Ok, so I was going to do something island-related, maybe about the top ten things I’ve said to our puppy that I never thought I would say to anything, but I saw an article on Facebook this morning that’s gotten me on a soapbox, so congratulations, you get to hear what I think (that’s why you’re here, right?).
According to this radio broadcast, the Canadian soccer association in Ontario has eliminated score-keeping from youth soccer. And not only the concept of score-keeping, but THE BALL!! Yes, there is no longer a ball in youth soccer in Ontario. (Doesn’t that just make it a group of kids running around swinging their feet at nothing? We’re not only raising bad losers, but crazy people.) The idea behind this is to teach kids that “sport is not a competition, rather it’s about using your imagination. If you imagine you’re good at soccer, then you are.”
What a load of poppycock.
Are we going to take the football out of the NFL? Or the puck out of hockey? Or the ball out of basketball? We’re going to have to, because all the players grew up imagining they were good at playing imaginary sports with an imaginary ball. They won’t even know how to play with a real ball. And of course, heaven forbid they play with a real ball and lose.
I lost a lot of competitions as a child. I competed in science fairs and didn’t win an award. I competed in a spelling bee once and was the second child to sit down. I played little league softball and lost a lot of games. I spent the most miserable summer of my life between the fifth and sixth grades when a large group of girls that I had thought were my friends suddenly stopped hanging out with me because I somehow wasn’t worthy of their company. But you know what? I grew up to be a successful student at the top of my college class with one of the most impressive undergraduate résumés in my department. I grew up with acceptable social skills; I found and married a good man; I can accept both failure and accomplishment.
I don’t say this to toot my own horn. I say this to show that I am not emotionally and psychologically traumatized by those times that I wasn’t victorious in whatever it was that I was doing. I had good parents who taught me that winning isn’t everything, that it’s ok to not always come out on top, and that when you fall down you find a way to get back up again.
Why is that so difficult for kids and parents today to understand?
Little league sports are just the beginning. If we hand out trophies willy-nilly just for showing up and lead every child to believe that he or she actually won the game, what are these same children going to do when they get to high school and someone else is voted class president? Or they get rejected by their top-choice college? Or they fail a class because just showing up wasn’t enough? And what about the work place – being passed over for promotions, losing clients because the pitch wasn’t good enough, not being hired in the first place? The world is a harsh place and kids who are wrapped in fluffy blankets and bubble wrap their entire lives are going to be the ones who bring automatic weapons to their old high schools or to their workplaces and lash out against those who didn’t let them continue to “imagine they were good enough.”
I could go on and on about this forever, but I won’t. I think you get the point. So here’s my top ten list for this week: Ten Things I’ve Learned From Losing.
1. I’ve learned to be resourceful, creative and self-sufficient.

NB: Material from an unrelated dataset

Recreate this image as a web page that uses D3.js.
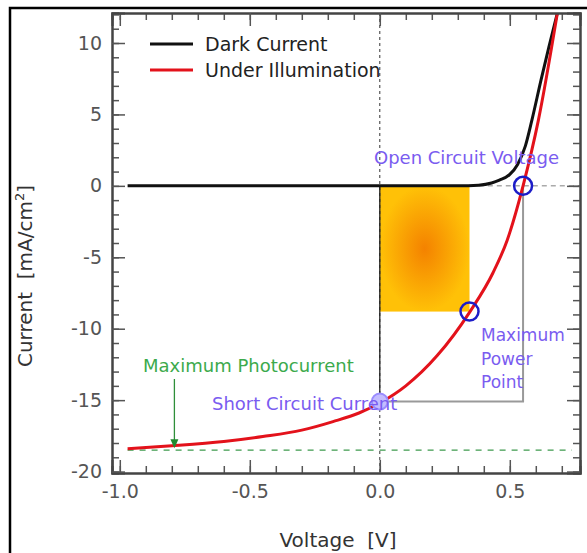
<!DOCTYPE html>
<html>
<head>
<meta charset="utf-8">
<script src="https://cdn.jsdelivr.net/npm/d3@7"></script>
<style>
	body { margin: 0; background: #fff; }
	text { font-family: "DejaVu Sans", Verdana, sans-serif; }
</style>
</head>
<body>
<svg></svg>
<script>
// voltage [V] / current [mA/cm2]
const darkV = [-0.97, 0.30, 0.38, 0.43, 0.46, 0.50, 0.53, 0.56, 0.585, 0.62, 0.65, 0.683];
const darkI = [0, 0, 0.05, 0.2, 0.4, 0.8, 1.5, 2.8, 4.6, 7.4, 9.7, 12.1];

const lightV = [-0.97, -0.8, -0.6, -0.45, -0.3, -0.18, -0.08, 0, 0.1, 0.22, 0.347, 0.435, 0.49, 0.551, 0.61, 0.683];
const lightI = [-18.4, -18.2, -17.9, -17.55, -17.1, -16.5, -15.9, -15.2, -14.0, -11.9, -8.8, -6.1, -3.8, 0, 4.6, 12.1];

const xMajor = [-1.0, -0.5, 0.0, 0.5];
const yMajor = [-20, -15, -10, -5, 0, 5, 10];

const voc = 0.551;
const isc = -15.1;
const vmp = 0.345;
const imp = -8.8;
const maxPhoto = -18.5;
const arrowV = -0.79;

const legendLabels = ["Dark Current", "Under Illumination"];
const legendColors = ["#111", "#e3121b"];

const W = 587, H = 553;
const margin = { top: 13, right: 7, bottom: 80, left: 112 };

function draw() {
	let svg = d3.select("svg")
		.attr("width", W)
		.attr("height", H);

	let x = d3.scaleLinear().domain([-1.03, 0.77]).range([margin.left, W - margin.right]);
	let y = d3.scaleLinear().domain([-20.1, 12.1]).range([H - margin.bottom, margin.top]);

	// outer frame
	svg.append("path")
		.attr("d", `M10,${H}V8H${W}`)
		.attr("fill", "none").attr("stroke", "#000").attr("stroke-width", 2.5);

	let defs = svg.append("defs");
	let grad = defs.append("radialGradient").attr("id", "pw");
	grad.append("stop").attr("offset", "0%").attr("stop-color", "#f48200");
	grad.append("stop").attr("offset", "100%").attr("stop-color", "#ffc107");
	defs.append("clipPath").attr("id", "clip")
		.append("rect")
		.attr("x", margin.left).attr("y", margin.top)
		.attr("width", W - margin.right - margin.left)
		.attr("height", H - margin.bottom - margin.top);

	// power rectangle
	svg.append("rect")
		.attr("x", x(0)).attr("y", y(0))
		.attr("width", x(vmp) - x(0)).attr("height", y(imp) - y(0))
		.attr("fill", "url(#pw)");

	// Voc x Isc box
	svg.append("path")
		.attr("d", `M${x(0)},${y(isc)}H${x(voc)}V${y(0)}`)
		.attr("fill", "none").attr("stroke", "#999").attr("stroke-width", 2);

	// zero lines
	svg.append("line")
		.attr("x1", x(0)).attr("x2", x(0))
		.attr("y1", margin.top).attr("y2", H - margin.bottom)
		.attr("stroke", "#333").attr("stroke-width", 1).attr("stroke-dasharray", "3,3");
	svg.append("line")
		.attr("x1", x(0)).attr("x2", x(0))
		.attr("y1", y(0)).attr("y2", y(isc))
		.attr("stroke", "#222").attr("stroke-width", 1.3);
	svg.append("line")
		.attr("x1", x(0)).attr("x2", W - margin.right)
		.attr("y1", y(0)).attr("y2", y(0))
		.attr("stroke", "#aaa").attr("stroke-width", 1.5).attr("stroke-dasharray", "5,4");

	// max photocurrent
	svg.append("line")
		.attr("x1", x(-0.97)).attr("x2", W - margin.right - 8)
		.attr("y1", y(maxPhoto)).attr("y2", y(maxPhoto))
		.attr("stroke", "#3e9a4e").attr("stroke-width", 1.3).attr("stroke-dasharray", "6,6");

	let line = d3.line()
		.x(d => x(d[0]))
		.y(d => y(d[1]))
		.curve(d3.curveMonotoneX);

	let plot = svg.append("g").attr("clip-path", "url(#clip)");
	plot.append("path")
		.datum(d3.zip(darkV, darkI))
		.attr("d", line)
		.attr("fill", "none").attr("stroke", legendColors[0]).attr("stroke-width", 3);
	plot.append("path")
		.datum(d3.zip(lightV, lightI))
		.attr("d", line)
		.attr("fill", "none").attr("stroke", legendColors[1]).attr("stroke-width", 3);

	// arrow
	svg.append("line")
		.attr("x1", x(arrowV)).attr("x2", x(arrowV))
		.attr("y1", 379).attr("y2", y(maxPhoto) - 6)
		.attr("stroke", "#2f8f3a").attr("stroke-width", 1.3);
	svg.append("path")
		.attr("d", `M${x(arrowV) - 4},${y(maxPhoto) - 11}H${x(arrowV) + 4}L${x(arrowV)},${y(maxPhoto) - 2}Z`)
		.attr("fill", "#1f8a2e");

	// circles
	svg.append("circle")
		.attr("cx", x(0)).attr("cy", y(isc)).attr("r", 8)
		.attr("fill", "#c4bcff").attr("stroke", "#9a8cff").attr("stroke-width", 2);
	[[voc, 0], [vmp, imp]].forEach(p => {
		svg.append("circle")
			.attr("cx", x(p[0])).attr("cy", y(p[1])).attr("r", 9)
			.attr("fill", "none").attr("stroke", "#1c1cc8").attr("stroke-width", 2.5);
	});

	// annotations
	let purple = "#7a5cf0";
	svg.append("text").attr("x", 374).attr("y", 164)
		.attr("fill", purple).attr("font-size", 18).text("Open Circuit Voltage");
	["Maximum", "Power", "Point"].forEach((t, i) => {
		svg.append("text").attr("x", 481).attr("y", 341 + i * 23.5)
			.attr("fill", purple).attr("font-size", 17).text(t);
	});
	svg.append("text").attr("x", 212).attr("y", 410)
		.attr("fill", purple).attr("font-size", 18).text("Short Circuit Current");
	svg.append("text").attr("x", 143).attr("y", 372)
		.attr("fill", "#3caa4c").attr("font-size", 18).text("Maximum Photocurrent");

	// legend
	legendLabels.forEach((t, i) => {
		let ly = 44 + i * 26;
		svg.append("line")
			.attr("x1", 150).attr("x2", 193).attr("y1", ly).attr("y2", ly)
			.attr("stroke", legendColors[i]).attr("stroke-width", 3);
		svg.append("text").attr("x", 205).attr("y", ly + 7)
			.attr("fill", "#222").attr("font-size", 19).text(t);
	});

	// axes, ticks pointing inward
	let xMinor = d3.range(-10, 8).map(d => d / 10);
	let yMinor = d3.range(-20, 13);
	let fmtX = d => d.toFixed(1);
	let fmtY = d => String(d);
	let bottom = H - margin.bottom, right = W - margin.right;

	let axes = [
		svg.append("g").attr("transform", `translate(0,${bottom})`)
			.call(d3.axisBottom(x).tickValues(xMinor).tickSize(-7).tickFormat("")),
		svg.append("g").attr("transform", `translate(0,${bottom})`)
			.call(d3.axisBottom(x).tickValues(xMajor).tickSize(-13).tickPadding(12).tickFormat(fmtX)),
		svg.append("g").attr("transform", `translate(0,${margin.top})`)
			.call(d3.axisTop(x).tickValues(xMinor).tickSize(-7).tickFormat("")),
		svg.append("g").attr("transform", `translate(0,${margin.top})`)
			.call(d3.axisTop(x).tickValues(xMajor).tickSize(-13).tickFormat("")),
		svg.append("g").attr("transform", `translate(${margin.left},0)`)
			.call(d3.axisLeft(y).tickValues(yMinor).tickSize(-7).tickFormat("")),
		svg.append("g").attr("transform", `translate(${margin.left},0)`)
			.call(d3.axisLeft(y).tickValues(yMajor).tickSize(-13).tickPadding(10).tickFormat(fmtY)),
		svg.append("g").attr("transform", `translate(${right},0)`)
			.call(d3.axisRight(y).tickValues(yMinor).tickSize(-7).tickFormat("")),
		svg.append("g").attr("transform", `translate(${right},0)`)
			.call(d3.axisRight(y).tickValues(yMajor).tickSize(-13).tickFormat(""))
	];
	axes.forEach(g => {
		g.select(".domain").attr("stroke", "#444").attr("stroke-width", 2);
		g.selectAll(".tick line").attr("stroke", "#555").attr("stroke-width", 1.5);
		g.selectAll(".tick text").attr("fill", "#555").attr("font-size", 19)
			.style("font-family", '"DejaVu Sans", sans-serif');
	});

	// axis titles
	svg.append("text")
		.attr("x", 338).attr("y", 547).attr("text-anchor", "middle")
		.attr("fill", "#333").attr("font-size", 20)
		.text("Voltage\u00a0\u00a0[V]");
	let yt = svg.append("text")
		.attr("transform", "translate(32,276) rotate(-90)")
		.attr("text-anchor", "middle")
		.attr("fill", "#333").attr("font-size", 20);
	yt.append("tspan").text("Current\u00a0\u00a0[mA/cm");
	yt.append("tspan").attr("font-size", 13).attr("dy", -8).text("2");
	yt.append("tspan").attr("dy", 8).text("]");
}

draw();
</script>
</body>
</html>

You shouldn’t need to have a constant cloud of people around you in order to make your ideas and dreams work.
2. I’ve learned to stand up for myself and my ideas. I got pushed around a lot in middle school and I hated it, but looking back on it, those kids taught me a lot about choosing friends wisely, standing my ground and not being afraid to be different when different is good.
3. I’ve learned to be on time and be prepared. Have ideas already jotted down when you walk into the meeting because if you don’t, you end up sitting there silently as the others dance professional circles around you.
4. I’ve learned how to take charge and how to delegate. If no one steps up to the plate then nothing gets done and the project fails.
5. I’ve learned to take responsibility for my own actions. If I didn’t listen to my coach and swung too early, I struck out. I returned to the bench. I watched my teammates get to round the bases and I learned to listen the next time.
6. I’ve learned that winning isn’t everything, and sometimes it’s better to lose a few times on purpose than to win every single game and beat someone else’s spirit down. Sometimes you just have to sit a round out and let someone else enjoy the limelight for a moment.
7. I’ve learned to go above and beyond whenever possible. The bare minimum gets you to McDonalds; shooting for the moon gets you friends in high places and connections with corner office openings.
8. I’ve learned to be humble about my accomplishments. When you are lucky enough to hit your stride and have success come naturally, you shouldn’t feel the need to rub it in people’s faces. Nobody likes a braggart or someone who always has to one-up the other person.
9. I’ve learned to choose good role models. If you’re trying to mimic mediocre, you’re going to end up less than mediocre.
10. I’ve learned not to trample on others during my own climb up the ladder. You never know who you may see again on your rise to the top, or who might pass you and be calling the shots one day. And you never know whose skills you’ll need on a team or who might unexpectedly have your back in a tough situation someday. It’s good to have friends at all levels of life.
What about you? What is something you learned from losing? How do you feel about the Canadian soccer changes or the way kids are being taught these days?